**To be done**
Write out the material again exactly, please, and omit the pictures.

Source material start

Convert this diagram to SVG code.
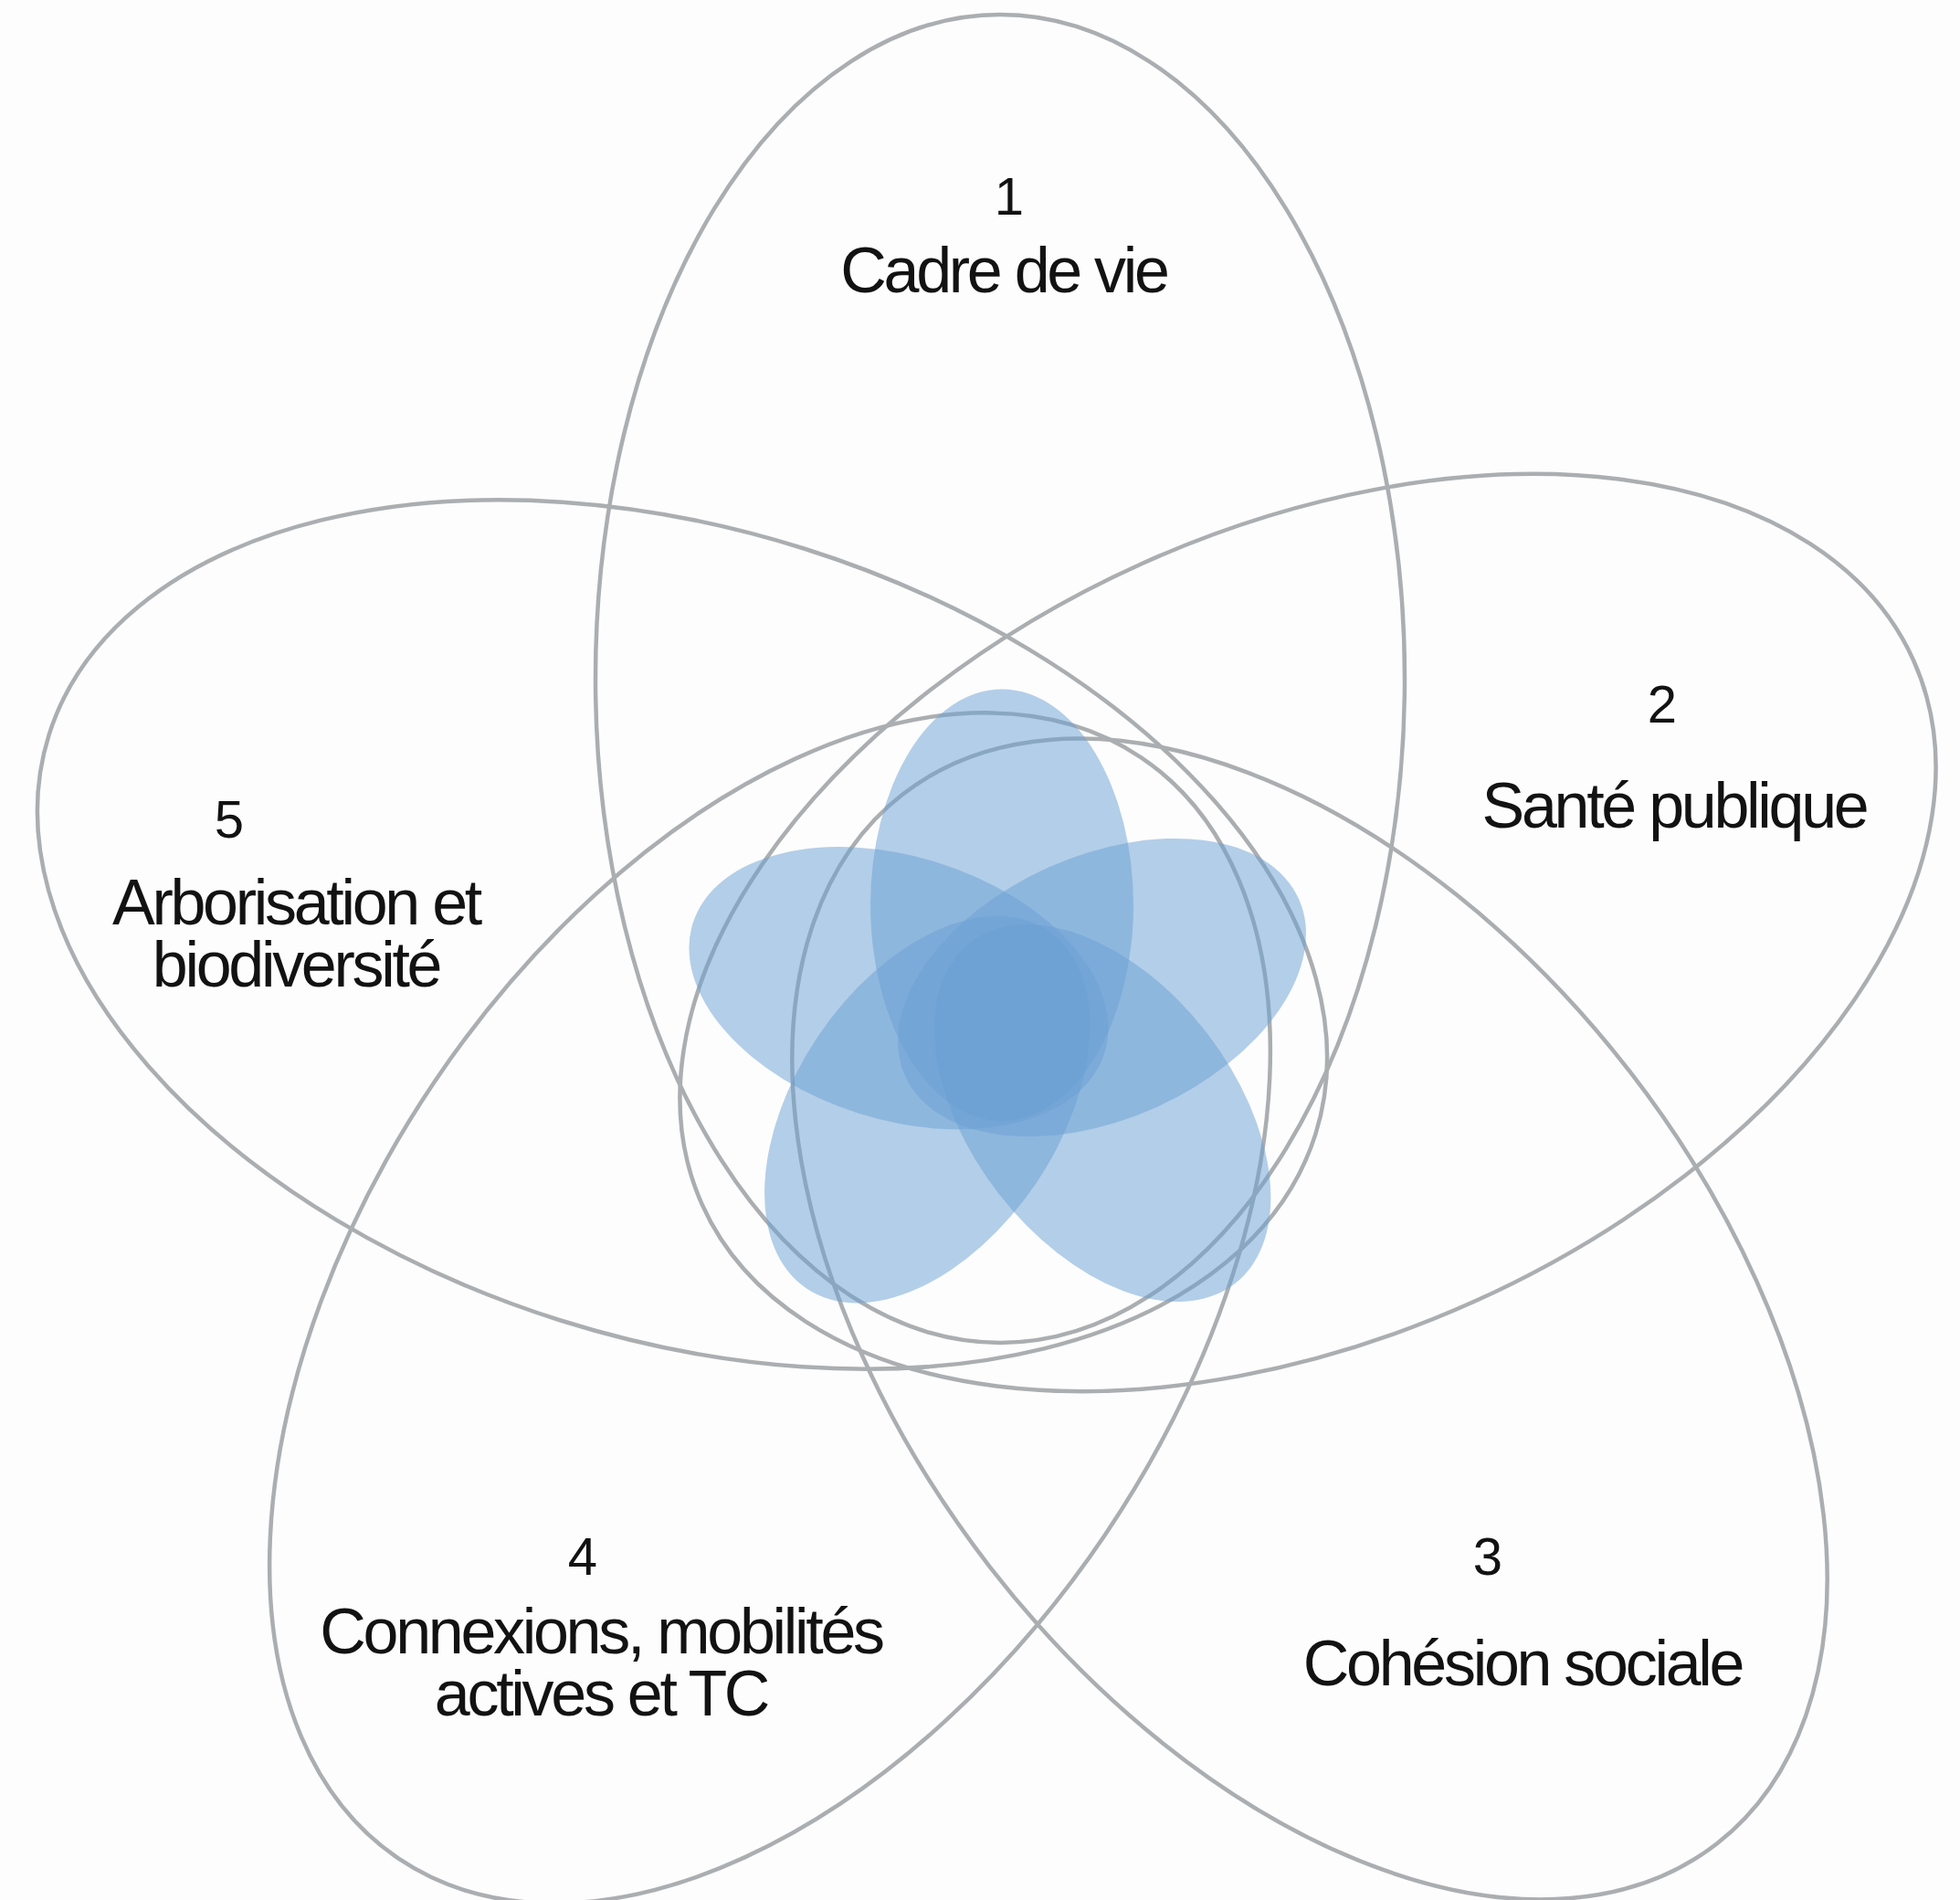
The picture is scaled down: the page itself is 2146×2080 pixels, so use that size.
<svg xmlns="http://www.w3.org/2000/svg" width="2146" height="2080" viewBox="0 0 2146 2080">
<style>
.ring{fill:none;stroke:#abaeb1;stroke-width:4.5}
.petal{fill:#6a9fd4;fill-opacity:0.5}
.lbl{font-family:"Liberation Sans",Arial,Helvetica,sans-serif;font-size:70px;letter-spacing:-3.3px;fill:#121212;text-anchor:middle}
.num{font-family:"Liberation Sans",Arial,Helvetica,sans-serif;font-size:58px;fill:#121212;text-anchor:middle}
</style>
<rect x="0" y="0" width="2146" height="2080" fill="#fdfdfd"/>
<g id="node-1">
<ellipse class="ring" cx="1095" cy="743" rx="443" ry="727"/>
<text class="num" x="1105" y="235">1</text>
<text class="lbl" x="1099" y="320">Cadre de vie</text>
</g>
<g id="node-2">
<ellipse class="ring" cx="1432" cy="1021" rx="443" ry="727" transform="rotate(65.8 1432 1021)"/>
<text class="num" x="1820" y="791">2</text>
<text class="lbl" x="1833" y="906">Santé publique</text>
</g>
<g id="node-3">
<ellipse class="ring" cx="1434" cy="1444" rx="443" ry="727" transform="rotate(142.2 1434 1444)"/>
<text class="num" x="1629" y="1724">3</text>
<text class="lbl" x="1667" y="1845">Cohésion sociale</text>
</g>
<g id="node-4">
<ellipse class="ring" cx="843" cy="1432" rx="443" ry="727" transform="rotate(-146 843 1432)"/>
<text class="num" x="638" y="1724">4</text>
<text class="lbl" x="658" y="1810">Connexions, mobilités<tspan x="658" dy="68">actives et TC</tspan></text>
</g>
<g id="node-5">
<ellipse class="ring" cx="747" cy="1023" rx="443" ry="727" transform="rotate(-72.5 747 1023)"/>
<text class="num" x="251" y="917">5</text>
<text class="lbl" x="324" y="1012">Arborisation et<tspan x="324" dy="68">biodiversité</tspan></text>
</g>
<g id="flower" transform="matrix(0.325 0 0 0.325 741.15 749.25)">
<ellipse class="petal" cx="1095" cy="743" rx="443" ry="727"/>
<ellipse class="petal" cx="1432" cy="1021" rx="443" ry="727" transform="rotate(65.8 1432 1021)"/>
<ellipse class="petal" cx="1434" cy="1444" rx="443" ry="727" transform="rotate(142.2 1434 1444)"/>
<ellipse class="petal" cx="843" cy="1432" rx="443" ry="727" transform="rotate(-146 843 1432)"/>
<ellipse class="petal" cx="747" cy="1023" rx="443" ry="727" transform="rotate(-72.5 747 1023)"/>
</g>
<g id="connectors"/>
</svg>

Source material end

**Problem solution**
Convert this diagram to SVG code.
The picture is scaled down: the page itself is 2146×2080 pixels, so use that size.
<svg xmlns="http://www.w3.org/2000/svg" width="2146" height="2080" viewBox="0 0 2146 2080">
<style>
.ring{fill:none;stroke:#abaeb1;stroke-width:4.5}
.petal{fill:#6a9fd4;fill-opacity:0.5}
.lbl{font-family:"Liberation Sans",Arial,Helvetica,sans-serif;font-size:70px;letter-spacing:-3.3px;fill:#121212;text-anchor:middle}
.num{font-family:"Liberation Sans",Arial,Helvetica,sans-serif;font-size:58px;fill:#121212;text-anchor:middle}
</style>
<rect x="0" y="0" width="2146" height="2080" fill="#fdfdfd"/>
<g id="node-1">
<ellipse class="ring" cx="1095" cy="743" rx="443" ry="727"/>
<text class="num" x="1105" y="235">1</text>
<text class="lbl" x="1099" y="320">Cadre de vie</text>
</g>
<g id="node-2">
<ellipse class="ring" cx="1432" cy="1021" rx="443" ry="727" transform="rotate(65.8 1432 1021)"/>
<text class="num" x="1820" y="791">2</text>
<text class="lbl" x="1833" y="906">Santé publique</text>
</g>
<g id="node-3">
<ellipse class="ring" cx="1434" cy="1444" rx="443" ry="727" transform="rotate(142.2 1434 1444)"/>
<text class="num" x="1629" y="1724">3</text>
<text class="lbl" x="1667" y="1845">Cohésion sociale</text>
</g>
<g id="node-4">
<ellipse class="ring" cx="843" cy="1432" rx="443" ry="727" transform="rotate(-146 843 1432)"/>
<text class="num" x="638" y="1724">4</text>
<text class="lbl" x="658" y="1810">Connexions, mobilités<tspan x="658" dy="68">actives et TC</tspan></text>
</g>
<g id="node-5">
<ellipse class="ring" cx="747" cy="1023" rx="443" ry="727" transform="rotate(-72.5 747 1023)"/>
<text class="num" x="251" y="917">5</text>
<text class="lbl" x="324" y="1012">Arborisation et<tspan x="324" dy="68">biodiversité</tspan></text>
</g>
<g id="flower" transform="matrix(0.325 0 0 0.325 741.15 749.25)">
<ellipse class="petal" cx="1095" cy="743" rx="443" ry="727"/>
<ellipse class="petal" cx="1432" cy="1021" rx="443" ry="727" transform="rotate(65.8 1432 1021)"/>
<ellipse class="petal" cx="1434" cy="1444" rx="443" ry="727" transform="rotate(142.2 1434 1444)"/>
<ellipse class="petal" cx="843" cy="1432" rx="443" ry="727" transform="rotate(-146 843 1432)"/>
<ellipse class="petal" cx="747" cy="1023" rx="443" ry="727" transform="rotate(-72.5 747 1023)"/>
</g>
<g id="connectors"/>
</svg>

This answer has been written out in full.